In lieu of NMD, former Secretary of Defense Harold Brown and other military experts advocate improvements in our existing theater missile defense systems, as used in the Gulf War. These could be deployed at sea, near enough to a potential attacker to be effective in the much more vulnerable boost stage of an enemy ICBM, and would not be in violation of the ABM treaty with Russia. Seeking the cooperation of other nations on this project might bring mutual agreement on an improved ABM treaty.

Perhaps the most serious consequences of a unilateral decision to develop the national missile defense system would be its adverse effect on the global non-proliferation effort, the alienation of our allies, and the cancellation of existing agreements to limit and reduce nuclear arsenals. Secretary of Defense William Cohen has expressed this concern most succinctly: "In order to have a technologically effective system, we need to have the support of our allies." In fact, few if any other nations support the proposed NMD system. Designed to defend against incoming ICBMs, the NMD might well invalidate the 1972 ABM treaty between Russia and the U.S. that provides the foundation for existing arms control treaties.
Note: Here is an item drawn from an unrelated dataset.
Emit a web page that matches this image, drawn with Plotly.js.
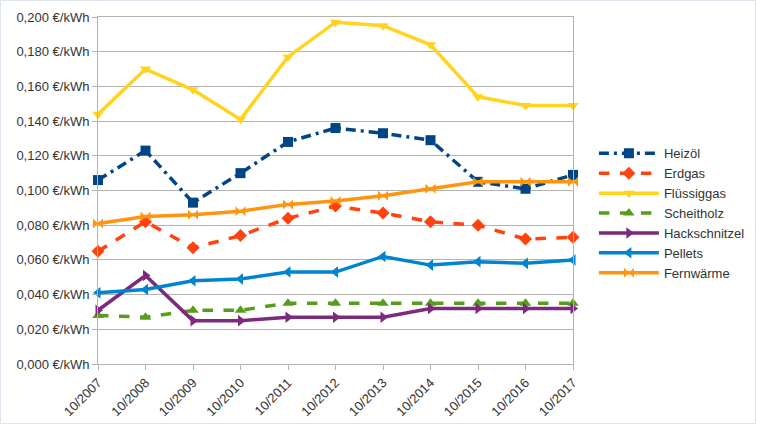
<!DOCTYPE html>
<html><head><meta charset="utf-8">
<script src="https://cdn.plot.ly/plotly-3.0.1.min.js"></script>
<style>html,body{margin:0;padding:0;background:#fff}#c{width:757px;height:426px}</style>
</head><body><div id="c"></div>
<script>
const categories = ["10/2007","10/2008","10/2009","10/2010","10/2011","10/2012","10/2013","10/2014","10/2015","10/2016","10/2017"];
const heizoel = [0.106,0.123,0.093,0.110,0.128,0.136,0.133,0.129,0.105,0.101,0.109];
const erdgas = [0.065,0.082,0.067,0.074,0.084,0.091,0.087,0.082,0.080,0.072,0.073];
const fluessiggas = [0.144,0.170,0.158,0.141,0.177,0.197,0.195,0.184,0.154,0.149,0.149];
const scheitholz = [0.028,0.027,0.031,0.031,0.035,0.035,0.035,0.035,0.035,0.035,0.035];
const hackschnitzel = [0.031,0.051,0.025,0.025,0.027,0.027,0.027,0.032,0.032,0.032,0.032];
const pellets = [0.041,0.043,0.048,0.049,0.053,0.053,0.062,0.057,0.059,0.058,0.060];
const fernwaerme = [0.081,0.085,0.086,0.088,0.092,0.094,0.097,0.101,0.105,0.105,0.105];
const yTickVals = [0,0.02,0.04,0.06,0.08,0.1,0.12,0.14,0.16,0.18,0.2];
const yTickText = ["0,000 €/kWh","0,020 €/kWh","0,040 €/kWh","0,060 €/kWh","0,080 €/kWh","0,100 €/kWh","0,120 €/kWh","0,140 €/kWh","0,160 €/kWh","0,180 €/kWh","0,200 €/kWh"];

function tr(name, y, color, dash, symbol){
  return {type:'scatter', mode:'lines+markers', name:name, x:categories, y:y,
    line:{color:color, width:3.5, dash:dash},
    marker:{color:color, symbol:symbol, size:10, line:{width:0}}, cliponaxis:false};
}
const data = [
  tr("Heizöl", heizoel, "#004586", "10px,5px,3px,5px", "square"),
  tr("Erdgas", erdgas, "#ff420e", "dash", "diamond"),
  tr("Flüssiggas", fluessiggas, "#ffd320", "solid", "triangle-down"),
  tr("Scheitholz", scheitholz, "#579d1c", "dash", "triangle-up"),
  tr("Hackschnitzel", hackschnitzel, "#7b2a7d", "solid", "triangle-right"),
  tr("Pellets", pellets, "#0084d1", "solid", "triangle-left"),
  tr("Fernwärme", fernwaerme, "#ff950e", "solid", "bowtie")
];
const px = p => (p-98)/475, py = p => (364-p)/347;
const layout = {
  width:757, height:426,
  margin:{l:98, r:184, t:17, b:62, autoexpand:false},
  paper_bgcolor:'#fff', plot_bgcolor:'#fff',
  font:{family:'"Liberation Sans", Arial, sans-serif', size:13, color:'#333'},
  showlegend:true,
  legend:{x:1.044, xanchor:'left', y:0.434, yanchor:'middle', tracegroupgap:0, itemwidth:60,
    font:{size:13, color:'#333'}, bgcolor:'rgba(0,0,0,0)'},
  shapes:[{type:'rect', xref:'paper', yref:'paper', x0:px(0.5), x1:px(755.5), y0:py(423.5), y1:py(0.5),
    line:{color:'#dde5ee', width:1}, fillcolor:'rgba(0,0,0,0)', layer:'below'}],
  xaxis:{type:'category', tickvals:categories, ticktext:categories, tickangle:-45,
    showgrid:false, showline:true, linecolor:'#b3b3b3', linewidth:1, mirror:true,
    ticks:'outside', ticklen:5, tickcolor:'#b3b3b3', range:[0,10], automargin:false,
    tickfont:{size:13, color:'#333'}},
  yaxis:{range:[0,0.2], tickvals:yTickVals, ticktext:yTickText, showgrid:true, automargin:false,
    gridcolor:'#b3b3b3', gridwidth:1, showline:true, linecolor:'#b3b3b3', linewidth:1, mirror:true,
    ticks:'outside', ticklen:5, tickcolor:'#b3b3b3', zeroline:false,
    tickfont:{size:13, color:'#333'}}
};
Plotly.newPlot('c', data, layout, {displayModeBar:false, staticPlot:true});
</script>
</body></html>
Russian President Vladimir Putin recently announced to his parliament that if the U.S. proceeds to subvert the ABM Treaty, Russia would withdraw not only from the START II Treaty but also "from the whole system of treaty relations on the limitation and control of strategic and conventional arms." China's top arms control official, Sha Zukang, told the Washington Post that "any amendment or abolishing of the ABM treaty will lead to disastrous consequences, and will bring a halt to nuclear disarmament." Knowing that the proposed NMD deployment would be facing both North Korea and China, he added that this would upend the "strategic stability" that maintains deterrence around the world.

Unfortunately, Republican presidential candidate George W. Bush has publicly discounted these and other negative factors and pledge to support blindly an "expanded" National Missile Defense system, regardless of test failures, that would be even more costly, damaging to the rest of our defense capabilities, much more intensely opposed by our allies, and more certain to abrogate all the existing treaties that limit nuclear arsenals.

Two arguments being used against NMD: critics within the U.S. say that it won't work, and critics outside the U.S. fear that it will work and destabilize the international arms balance. Either way, we lose.